LinkedList and ArrayList are two different implementations of the List interface. LinkedList implements it with a doubly-linked list. ArrayList implements it with a dynamically re-sizing array.

As with standard linked list and array operations, the various methods will have different algorithmic runtimes.

For LinkedList<E>

• get(int index) is O(n) (with n/4 steps on average), but O(1) when index = 0 or index = list.size() - 1 (in this case, you can also use getFirst() and getLast()). One of the main benefits of LinkedList<E>
• add(int index, E element) is O(n) (with n/4 steps on average), but O(1) when index = 0 or index = list.size() - 1 (in this case, you can also use addFirst() and addLast()/add()).
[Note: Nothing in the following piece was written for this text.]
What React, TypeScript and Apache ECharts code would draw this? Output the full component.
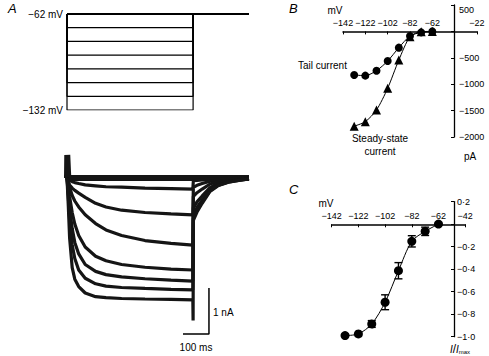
import React, { useEffect, useRef } from 'react';
import * as echarts from 'echarts';

// ---------- Panel A: voltage protocol ----------
const stepLevels = [-62, -72, -82, -92, -102, -112, -122, -132];
const holdLevel = -62;
const stepOnMs = 0;
const stepOffMs = 485;
const sweepEndMs = 700;

// ---------- Panel A: current traces (nA) ----------
const traceTimes = [0, 1, 5, 10, 20, 30, 45, 70, 110, 150, 210, 300, 400, 484, 485, 486, 500, 520, 550, 580, 620, 660, 700];
const trace62 = [0, 0.5, 0, 0, 0, 0, 0, 0, 0, 0, 0, 0, 0, 0, 0, 0, 0, 0, 0, 0, 0, 0, 0];
const trace72 = [0, 0, -0.03, -0.05, -0.08, -0.1, -0.12, -0.15, -0.17, -0.19, -0.2, -0.22, -0.23, -0.24, -0.24, -0.06, -0.05, -0.04, -0.03, -0.02, -0.01, 0, 0];
const trace82 = [0, 0, -0.08, -0.15, -0.22, -0.27, -0.33, -0.42, -0.55, -0.63, -0.7, -0.75, -0.78, -0.8, -0.8, -0.2, -0.16, -0.12, -0.07, -0.04, -0.02, -0.01, 0];
const trace92 = [0, 0, -0.1, -0.2, -0.38, -0.5, -0.63, -0.8, -0.99, -1.13, -1.25, -1.36, -1.42, -1.46, -1.46, -0.4, -0.32, -0.24, -0.13, -0.08, -0.04, -0.02, -0.01];
const trace102 = [0, 0, -0.2, -0.4, -0.75, -1.0, -1.25, -1.5, -1.7, -1.8, -1.88, -1.94, -1.98, -2.0, -2.0, -0.65, -0.52, -0.39, -0.21, -0.12, -0.06, -0.03, -0.01];
const trace112 = [0, 0, -0.3, -0.65, -1.1, -1.4, -1.65, -1.88, -2.03, -2.1, -2.15, -2.19, -2.22, -2.24, -2.24, -0.8, -0.64, -0.48, -0.25, -0.15, -0.08, -0.04, -0.02];
const trace122 = [0, 0, -0.4, -0.9, -1.45, -1.75, -2.0, -2.18, -2.3, -2.35, -2.38, -2.4, -2.42, -2.43, -2.43, -0.88, -0.7, -0.52, -0.28, -0.16, -0.09, -0.05, -0.02];
const trace132 = [0, 0, -0.6, -1.3, -1.95, -2.2, -2.36, -2.5, -2.58, -2.6, -2.62, -2.63, -2.64, -2.65, -3.1, -0.92, -0.74, -0.55, -0.29, -0.17, -0.09, -0.05, -0.02];
const traces = [trace62, trace72, trace82, trace92, trace102, trace112, trace122, trace132];

// scale bar: 100 ms, 1 nA, corner at (546 ms, -3.39 nA)
const scaleBarTime = [446, 546, 546];
const scaleBarCurrent = [-3.39, -3.39, -2.39];

// ---------- Panel B ----------
const bVoltage = [-132, -122, -112, -102, -92, -82, -72, -62];
const tailCurrent = [-826, -838, -744, -561, -308, -87, -18, 0];
const steadyCurrent = [-1795, -1710, -1489, -1078, -542, -100, -6, 0];

// ---------- Panel C ----------
const cVoltage = [-132, -122, -112, -102, -92, -82, -72, -62];
const normTail = [-0.99, -0.975, -0.887, -0.694, -0.414, -0.153, -0.064, 0];
const normErr = [0, 0, 0.03, 0.066, 0.072, 0.05, 0.037, 0];

const FONT = '"Liberation Sans", Arial, Helvetica, sans-serif';
const FS = 10;
const TICK_FS = 9;
const minus = (s: string) => s.replace(/-/g, '\u2212');

export default function App() {
  const ref = useRef<HTMLDivElement>(null);
  useEffect(() => {
    if (!ref.current) return;
    const chart = echarts.init(ref.current, undefined, { renderer: 'svg' });

    const axisText = { color: '#000', fontFamily: FONT, fontSize: TICK_FS };
    const black = '#000';

    const protocolSeries = stepLevels.map((v) => ({
      type: 'line',
      xAxisIndex: 0,
      yAxisIndex: 0,
      showSymbol: false,
      silent: true,
      lineStyle: { color: black, width: v === holdLevel ? 2 : 1.2 },
      data:
        v === holdLevel
          ? [[stepOnMs, holdLevel], [sweepEndMs, holdLevel]]
          : [[stepOnMs, holdLevel], [stepOnMs, v], [stepOffMs, v], [stepOffMs, holdLevel], [sweepEndMs, holdLevel]],
    }));

    const traceSeries = traces.map((tr, i) => ({
      type: 'line',
      xAxisIndex: 1,
      yAxisIndex: 1,
      showSymbol: false,
      silent: true,
      lineStyle: { color: '#151515', width: i === 0 ? 6 : 3.2 },
      data: traceTimes.map((t, j) => [t, tr[j]]),
    }));

    const hiddenX = (gridIndex: number, min: number, max: number) => ({ gridIndex, type: 'value', min, max, show: false });
    const hiddenY = (gridIndex: number, min: number, max: number) => ({ gridIndex, type: 'value', min, max, show: false });

    const textEl = (x: number, y: number, text: string, align = 'left', font = `${FS}px ${FONT}`) => ({
      type: 'text', x, y,
      style: { text, font, fill: black, textAlign: align, align, textVerticalAlign: 'middle', verticalAlign: 'middle' },
    });

    const option: any = {
      animation: false,
      textStyle: { fontFamily: FONT },
      grid: [
        { left: 67, top: 14, width: 182, height: 96, outerBoundsMode: 'none' },
        { left: 67, top: 141.2, width: 182, height: 197.8, outerBoundsMode: 'none' },
        { left: 343, top: 5, width: 134, height: 132, outerBoundsMode: 'none' },
        { left: 331.7, top: 201.6, width: 133.5, height: 135.1, outerBoundsMode: 'none' },
        // axis-only grids placed where the voltage axes cross zero current
        { left: 343, top: 31.4, width: 134, height: 10, outerBoundsMode: 'none' },
        { left: 331.7, top: 224.3, width: 133.5, height: 10, outerBoundsMode: 'none' },
      ],
      xAxis: [
        hiddenX(0, 0, sweepEndMs),
        hiddenX(1, 0, sweepEndMs),
        hiddenX(2, -142, -22),
        hiddenX(3, -142, -42),
        {
          gridIndex: 4, type: 'value', min: -142, max: -22, interval: 20, position: 'top',
          axisLine: { onZero: false, lineStyle: { color: black, width: 1.5 } },
          axisTick: { inside: true, length: 3, lineStyle: { color: black } },
          splitLine: { show: false },
          axisLabel: { ...axisText, margin: 4, formatter: (v: number) => (v === -42 ? '' : minus(String(v))) },
        },
        {
          gridIndex: 5, type: 'value', min: -142, max: -42, interval: 20, position: 'top',
          axisLine: { onZero: false, lineStyle: { color: black, width: 1.5 } },
          axisTick: { inside: true, length: 3, lineStyle: { color: black } },
          splitLine: { show: false },
          axisLabel: { ...axisText, margin: 4, formatter: (v: number) => minus(String(v)) },
        },
      ],
      yAxis: [
        {
          gridIndex: 0, type: 'value', min: -132, max: -62, interval: 70,
          axisLine: { show: false }, axisTick: { show: false }, splitLine: { show: false },
          axisLabel: { ...axisText, fontSize: FS, margin: 4, formatter: (v: number) => minus(String(v)) + ' mV' },
        },
        hiddenY(1, -3.5, 0.8),
        {
          gridIndex: 2, type: 'value', min: -2000, max: 500, interval: 500, position: 'right', offset: -23,
          axisLine: { onZero: false, lineStyle: { color: black, width: 1.3 } },
          axisTick: { inside: true, length: 3, lineStyle: { color: black } },
          splitLine: { show: false },
          axisLabel: {
            ...axisText, margin: 5,
            formatter: (v: number) => (v === 0 ? '' : v === 500 ? '{t|500}' : minus(String(v))),
            rich: { t: { ...axisText, padding: [10, 0, 0, 0] } },
          },
        },
        {
          gridIndex: 3, type: 'value', min: -1.0, max: 0.2, interval: 0.2, position: 'right', offset: -11.2,
          axisLine: { onZero: false, lineStyle: { color: black, width: 1.3 } },
          axisTick: { inside: true, length: 3, lineStyle: { color: black } },
          splitLine: { show: false },
          axisLabel: {
            ...axisText, margin: 3,
            formatter: (v: number) => (Math.abs(v) < 1e-9 ? '' : minus(v.toFixed(1).replace('.', '\u00b7'))),
          },
        },
        hiddenY(4, 0, 1),
        hiddenY(5, 0, 1),
      ],
      series: [
        ...protocolSeries,
        ...traceSeries,
        {
          type: 'line', xAxisIndex: 1, yAxisIndex: 1, showSymbol: false, silent: true,
          lineStyle: { color: black, width: 1.5 },
          data: scaleBarTime.map((t, i) => [t, scaleBarCurrent[i]]),
        },
        {
          name: 'Tail current', type: 'line', xAxisIndex: 2, yAxisIndex: 2, smooth: 0.25,
          symbol: 'circle', symbolSize: 8, itemStyle: { color: black },
          lineStyle: { color: black, width: 1 },
          data: bVoltage.map((v, i) => [v, tailCurrent[i]]),
        },
        {
          name: 'Steady-state current', type: 'line', xAxisIndex: 2, yAxisIndex: 2, smooth: 0.25,
          symbol: 'triangle', symbolSize: 9, itemStyle: { color: black },
          lineStyle: { color: black, width: 1 },
          data: bVoltage.map((v, i) => [v, steadyCurrent[i]]),
        },
        {
          type: 'custom', xAxisIndex: 3, yAxisIndex: 3, silent: true,
          data: cVoltage.map((v, i) => [v, normTail[i], normErr[i]]),
          renderItem: (params: any, api: any) => {
            const x = api.value(0), y = api.value(1), e = api.value(2);
            if (!e) return { type: 'group', children: [] };
            const top = api.coord([x, y + e]);
            const bot = api.coord([x, y - e]);
            const w = 4;
            const st = { stroke: black, lineWidth: 1.4 };
            return {
              type: 'group',
              children: [
                { type: 'line', shape: { x1: top[0], y1: top[1], x2: bot[0], y2: bot[1] }, style: st },
                { type: 'line', shape: { x1: top[0] - w, y1: top[1], x2: top[0] + w, y2: top[1] }, style: st },
                { type: 'line', shape: { x1: bot[0] - w, y1: bot[1], x2: bot[0] + w, y2: bot[1] }, style: st },
              ],
            };
          },
        },
        {
          type: 'line', xAxisIndex: 3, yAxisIndex: 3, smooth: 0.3,
          symbol: 'circle', symbolSize: 9, itemStyle: { color: black },
          lineStyle: { color: black, width: 1 },
          data: cVoltage.map((v, i) => [v, normTail[i]]),
        },
      ],
      graphic: [
        textEl(8, 8, 'A', 'left', `italic 13px ${FONT}`),
        textEl(289, 8, 'B', 'left', `italic 13px ${FONT}`),
        textEl(289, 189, 'C', 'left', `italic 13px ${FONT}`),
        textEl(335, 10, 'mV', 'center'),
        textEl(326, 203, 'mV', 'center'),
        textEl(470, 156, 'pA', 'center'),
        textEl(298, 65, 'Tail current'),
        textEl(380, 138, 'Steady-state', 'center'),
        textEl(380, 151, 'current', 'center'),
        textEl(213, 312, '1 nA'),
        textEl(196, 347, '100 ms', 'center'),
        {
          type: 'text', x: 460, y: 349,
          style: {
            text: '{i|I}/{i|I}{s|max}',
            rich: {
              i: { font: `italic ${FS}px ${FONT}`, fill: black, color: black },
              s: { font: `6px ${FONT}`, fill: black, color: black, padding: [5, 0, 0, 0] },
            },
            textAlign: 'center', align: 'center', textVerticalAlign: 'middle', verticalAlign: 'middle',
          },
        },
      ],
    };

    chart.setOption(option);
    return () => chart.dispose();
  }, []);

  return <div ref={ref} style={{ position: 'absolute', left: 0, top: 0, width: 489, height: 356 }} />;
}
One of the main benefits of LinkedList<E>
• remove(int index) is O(n) (with n/4 steps on average), but O(1) when index = 0 or index = list.size() - 1 (in this case, you can also use removeFirst() and removeLast()). One of the main benefits of LinkedList<E>
• Iterator.remove() is O(1). One of the main benefits of LinkedList<E>
• ListIterator.add(E element) is O(1). One of the main benefits of LinkedList<E>

^{Note: Many of the operations need n/4 steps on average, constant number of steps in the best case (e.g. index = 0), and n/2 steps in worst case (middle of list)}

For ArrayList<E>

• get(int index) is O(1). Main benefit of ArrayList<E>
• add(E element) is O(1) amortized, but O(n) worst-case since the array must be resized and copied
• add(int index, E element) is O(n) (with n/2 steps on average)
• remove(int index) is O(n) (with n/2 steps on average)
• Iterator.remove() is O(n) (with n/2 steps on average)
• ListIterator.add(E element) is O(n) (with n/2 steps on average)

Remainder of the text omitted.